Glenn Beck has form on this. He recently said that “no real Christian” would vote for Donald Trump and that Ted Cruz is “anointed for this time.” It’s hard to think of someone who’s more shamelessly used Christianity to give his personal political beliefs the aura of righteousness – except Cruz himself, of course.
It’s not in my nature to be cynical, but if I were, I might suspect he uses this aura of piety to conceal outrageous accusations behind the mask of Christian gentleness.
I mean, I get it. Beck knows he has evangelical fans. But what he doesn’t realise is that they like him for the same reason they like NASCAR: they’re watching with craned necks for the next high-speed disaster, complete with smoke, flames and burning tyres flying into the crowd.
I also can’t shake the suspicion that Beck is a bit envious of the billionaire. After all, until Trump entered the market, Beck was the most popular conservative media personality that people secretly referred to as a dirty pinko. Beck knows The Donald would kick his missionary ass — unlike, say, Michael Moore, whom Beck has sort of threatened to kill.
Eager churchgoer Beck has threatened to kill Donald Trump too, of course — although he later claimed he was talking about his own co-host. I mean, who even knows at this point.
Sticking with a Christian theme, Beck seems to believe that the Republican Party, crucified twice at the ballot box, will somehow rise again if only enough people vote for a candidate the Establishment wants. There’s a word for people who keep repeating the same thing, expecting a different outcome, isn’t there?
If there’s something that needs resurrection, it might be Glenn Beck’s own career. His declining power to influence isn’t being helped by the new plaintive schoolgirl routine he is wrapping his fire and brimstone predictions (and occasional death threats) in. In short, like many on the right, Glenn Beck has lost his mind over Donald Trump.
I’m no expert, but I reckon massive flame-outs over dissenting political opinions might have something to do with it as well. Talk about adopting the strategies of your opponents! As I say, I don’t know quite what it was that I said to prompt Beck to retreat into social justice-speak, but whatever it was I’m obviously very, very sorry.
You know, I’m starting to wonder if Glenn Beck’s Facebook page is really a parody account. How else to explain this Facebook post in which he denounces Ann Coulter and Corey Lewandowski for mistakenly tweeting a parody news story about a Sanders voter getting paid to protest Trump?
He accuses them of “intentionally post[ing] totally made up stories” that “dump poison in the country’s bloodstream” at a time of “conspiracy and distrust.” Ahem! Is this the same Glenn Beck who has been screaming “Brownshirts” and posting fake Trump tweets and waving around Hitler ballots on CNN?
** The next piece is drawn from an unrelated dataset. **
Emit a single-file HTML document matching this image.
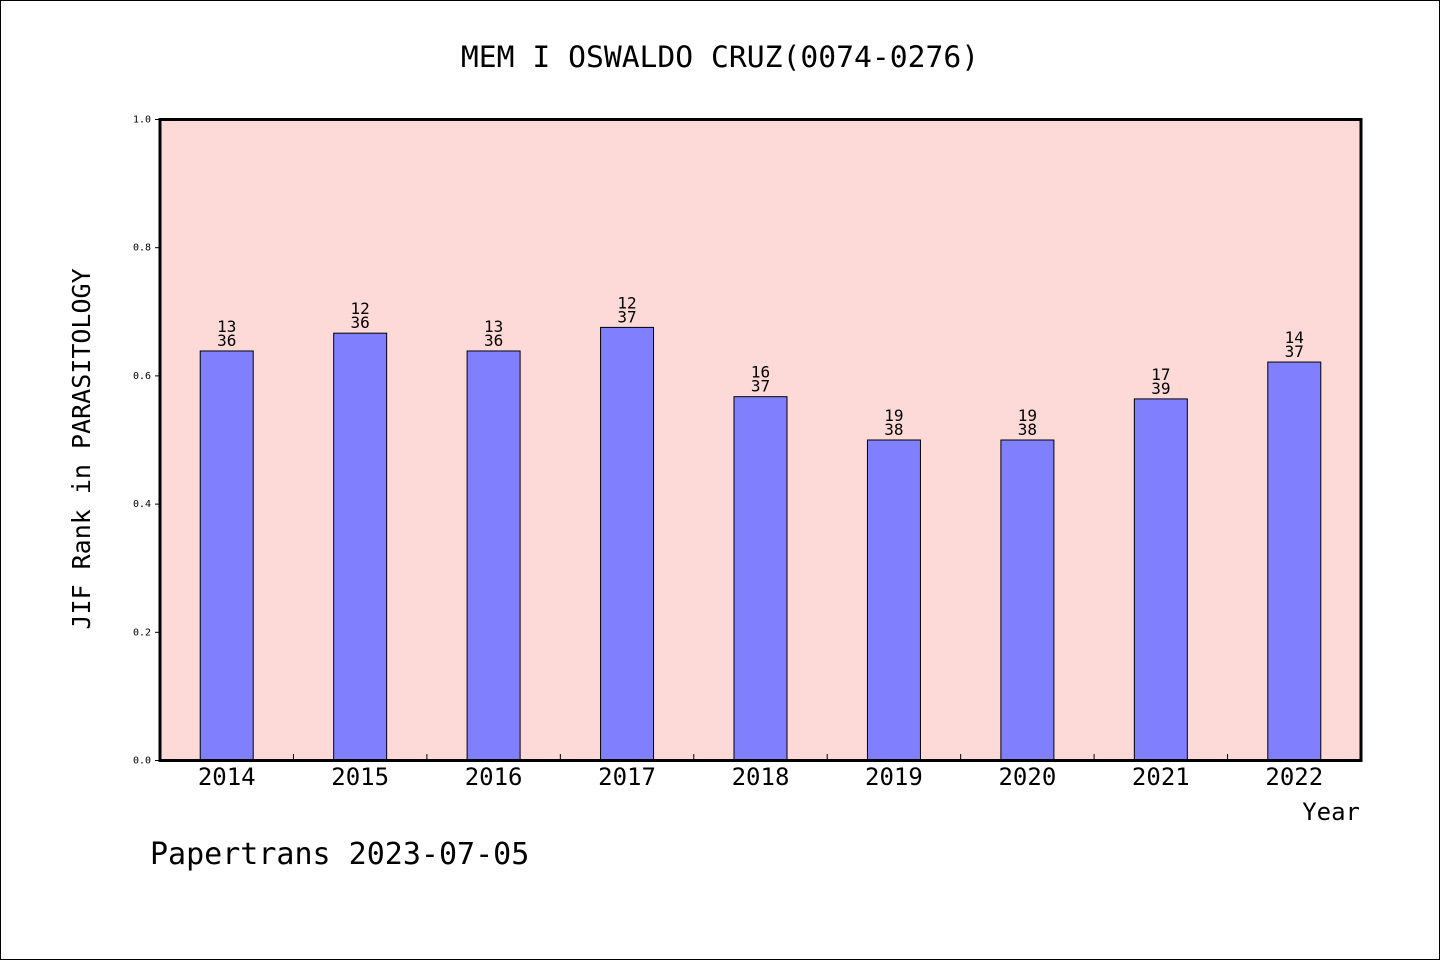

Sassy, effective conservatives who used to regularly skewer progressives with lethal efficiency have turned their rhetoric to their own side. Only this time, because they’re fighting “His Supreme Gloriousness Mr Trump,” they have to use the weapons of the enemy: shaming people for using the wrong language, wild attacks on character and motivation instead of addressing arguments, and emotion-laden rhetoric.
If only Glenn could set aside his Book of Mormon for a second and go back to the New Testament we “real Christians” are supposed to be reading at Easter, he might find Matthew 7:5 instructive: “First cast out the beam out of thine own eye; and then shalt thou see clearly to cast out the mote out of thy brother’s eye.”
And they wonder why Republican voters are flocking to Daddy.